<<<<

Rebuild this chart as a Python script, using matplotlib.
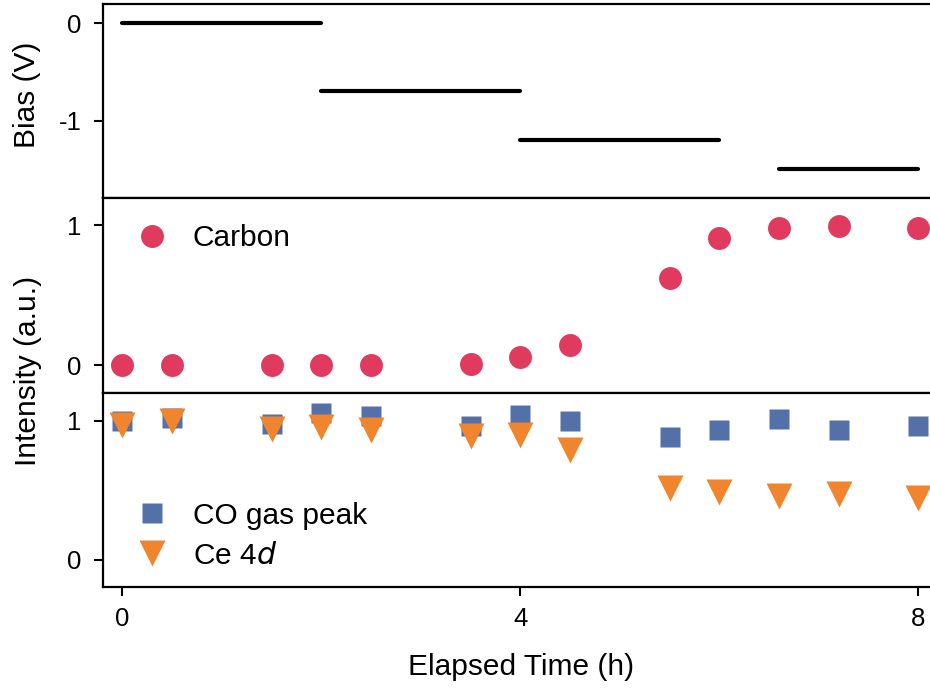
import matplotlib
matplotlib.use("Agg")
import matplotlib.pyplot as plt

plt.rcParams['font.family'] = ['Liberation Sans', 'DejaVu Sans']
plt.rcParams['font.size'] = 18.5

# bias steps (start h, end h, V)
bias_start = [0, 2, 4, 6.6]
bias_end = [2, 4, 6, 8]
bias_volt = [0, -0.7, -1.2, -1.5]

# time points (h)
time_h = [0, 0.5, 1.5, 2, 2.5, 3.5, 4, 4.5, 5.5, 6, 6.6, 7.2, 8]
carbon = [0.0, 0.0, 0.0, 0.0, 0.0, 0.01, 0.055, 0.143, 0.62, 0.907, 0.981, 0.993, 0.976]
co_gas = [1.0, 1.016, 0.979, 1.055, 1.032, 0.96, 1.041, 1.0, 0.883, 0.935, 1.014, 0.931, 0.96]
ce_4d = [0.971, 0.996, 0.937, 0.955, 0.935, 0.887, 0.9, 0.792, 0.517, 0.485, 0.457, 0.475, 0.445]

red = '#E03A5F'
blue = '#5470A8'
orange = '#F0852D'
big = 21.5

W, H = 930, 688
fig = plt.figure(figsize=(W / 100, H / 100), dpi=100)

left = 103 / W
right = 1.0
xlim = (-0.194, 8.117)

def add_ax(top_px, bot_px):
    return fig.add_axes([left, 1 - bot_px / H, right - left, (bot_px - top_px) / H])

ax1 = add_ax(4, 198)
ax2 = add_ax(198, 392.5)
ax3 = add_ax(392.5, 587)

for a, b, v in zip(bias_start, bias_end, bias_volt):
    ax1.plot([a, b], [v, v], color='black', lw=3, solid_capstyle='round')
ax1.set_ylim(-1.794, 0.198)
ax1.set_yticks([0, -1])
ax1.set_yticklabels(['0', '-1'])

ax2.plot(time_h, carbon, 'o', color=red, ms=16.5, mec='none', label='Carbon')
ax2.set_ylim(-0.196, 1.193)
ax2.set_yticks([0, 1])
ax2.legend(loc='upper left', bbox_to_anchor=(0.003, 0.98), frameon=False, fontsize=big,
           handletextpad=0.58, borderaxespad=0.35, handlelength=1.6)

ax3.plot(time_h, co_gas, 's', color=blue, ms=14.5, mec='none', label='CO gas peak')
ax3.plot(time_h, ce_4d, 'v', color=orange, ms=19, mec='none', label='Ce 4$\\mathit{d}$')
ax3.set_ylim(-0.194, 1.202)
ax3.set_yticks([0, 1])
ax3.legend(loc='lower left', bbox_to_anchor=(0.003, -0.027), frameon=False, fontsize=big,
           handletextpad=0.58, borderaxespad=0.35, handlelength=1.6, labelspacing=0.4)

for ax in (ax1, ax2, ax3):
    ax.set_xlim(*xlim)
    ax.spines['right'].set_visible(False)
    for s in ('left', 'top', 'bottom'):
        ax.spines[s].set_linewidth(1.6)
    ax.tick_params(axis='y', direction='out', length=6.5, width=1.5, pad=9)
    ax.tick_params(axis='x', direction='out', length=6.5, width=1.5, pad=8)
    ax.set_xticks([0, 4, 8])

for ax in (ax1, ax2):
    ax.tick_params(axis='x', bottom=False, labelbottom=False)

fig.text(27 / W, 1 - 95 / H, 'Bias (V)', rotation=90, ha='center', va='center', fontsize=big)
fig.text(28 / W, 1 - 371 / H, 'Intensity (a.u.)', rotation=90, ha='center', va='center', fontsize=big)
fig.text(521.5 / W, 1 - 667 / H, 'Elapsed Time (h)', ha='center', va='center', fontsize=big)

fig.savefig('out.png', dpi=100)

>>>>

WHAT YOU ARE ASKED TO DO:
Reproduce all of the material exactly, apart from the pictures.

REPLY TO THE TASK:
Rebuild this chart as a Python script, using matplotlib.
import matplotlib
matplotlib.use("Agg")
import matplotlib.pyplot as plt

plt.rcParams['font.family'] = ['Liberation Sans', 'DejaVu Sans']
plt.rcParams['font.size'] = 18.5

# bias steps (start h, end h, V)
bias_start = [0, 2, 4, 6.6]
bias_end = [2, 4, 6, 8]
bias_volt = [0, -0.7, -1.2, -1.5]

# time points (h)
time_h = [0, 0.5, 1.5, 2, 2.5, 3.5, 4, 4.5, 5.5, 6, 6.6, 7.2, 8]
carbon = [0.0, 0.0, 0.0, 0.0, 0.0, 0.01, 0.055, 0.143, 0.62, 0.907, 0.981, 0.993, 0.976]
co_gas = [1.0, 1.016, 0.979, 1.055, 1.032, 0.96, 1.041, 1.0, 0.883, 0.935, 1.014, 0.931, 0.96]
ce_4d = [0.971, 0.996, 0.937, 0.955, 0.935, 0.887, 0.9, 0.792, 0.517, 0.485, 0.457, 0.475, 0.445]

red = '#E03A5F'
blue = '#5470A8'
orange = '#F0852D'
big = 21.5

W, H = 930, 688
fig = plt.figure(figsize=(W / 100, H / 100), dpi=100)

left = 103 / W
right = 1.0
xlim = (-0.194, 8.117)

def add_ax(top_px, bot_px):
    return fig.add_axes([left, 1 - bot_px / H, right - left, (bot_px - top_px) / H])

ax1 = add_ax(4, 198)
ax2 = add_ax(198, 392.5)
ax3 = add_ax(392.5, 587)

for a, b, v in zip(bias_start, bias_end, bias_volt):
    ax1.plot([a, b], [v, v], color='black', lw=3, solid_capstyle='round')
ax1.set_ylim(-1.794, 0.198)
ax1.set_yticks([0, -1])
ax1.set_yticklabels(['0', '-1'])

ax2.plot(time_h, carbon, 'o', color=red, ms=16.5, mec='none', label='Carbon')
ax2.set_ylim(-0.196, 1.193)
ax2.set_yticks([0, 1])
ax2.legend(loc='upper left', bbox_to_anchor=(0.003, 0.98), frameon=False, fontsize=big,
           handletextpad=0.58, borderaxespad=0.35, handlelength=1.6)

ax3.plot(time_h, co_gas, 's', color=blue, ms=14.5, mec='none', label='CO gas peak')
ax3.plot(time_h, ce_4d, 'v', color=orange, ms=19, mec='none', label='Ce 4$\\mathit{d}$')
ax3.set_ylim(-0.194, 1.202)
ax3.set_yticks([0, 1])
ax3.legend(loc='lower left', bbox_to_anchor=(0.003, -0.027), frameon=False, fontsize=big,
           handletextpad=0.58, borderaxespad=0.35, handlelength=1.6, labelspacing=0.4)

for ax in (ax1, ax2, ax3):
    ax.set_xlim(*xlim)
    ax.spines['right'].set_visible(False)
    for s in ('left', 'top', 'bottom'):
        ax.spines[s].set_linewidth(1.6)
    ax.tick_params(axis='y', direction='out', length=6.5, width=1.5, pad=9)
    ax.tick_params(axis='x', direction='out', length=6.5, width=1.5, pad=8)
    ax.set_xticks([0, 4, 8])

for ax in (ax1, ax2):
    ax.tick_params(axis='x', bottom=False, labelbottom=False)

fig.text(27 / W, 1 - 95 / H, 'Bias (V)', rotation=90, ha='center', va='center', fontsize=big)
fig.text(28 / W, 1 - 371 / H, 'Intensity (a.u.)', rotation=90, ha='center', va='center', fontsize=big)
fig.text(521.5 / W, 1 - 667 / H, 'Elapsed Time (h)', ha='center', va='center', fontsize=big)

fig.savefig('out.png', dpi=100)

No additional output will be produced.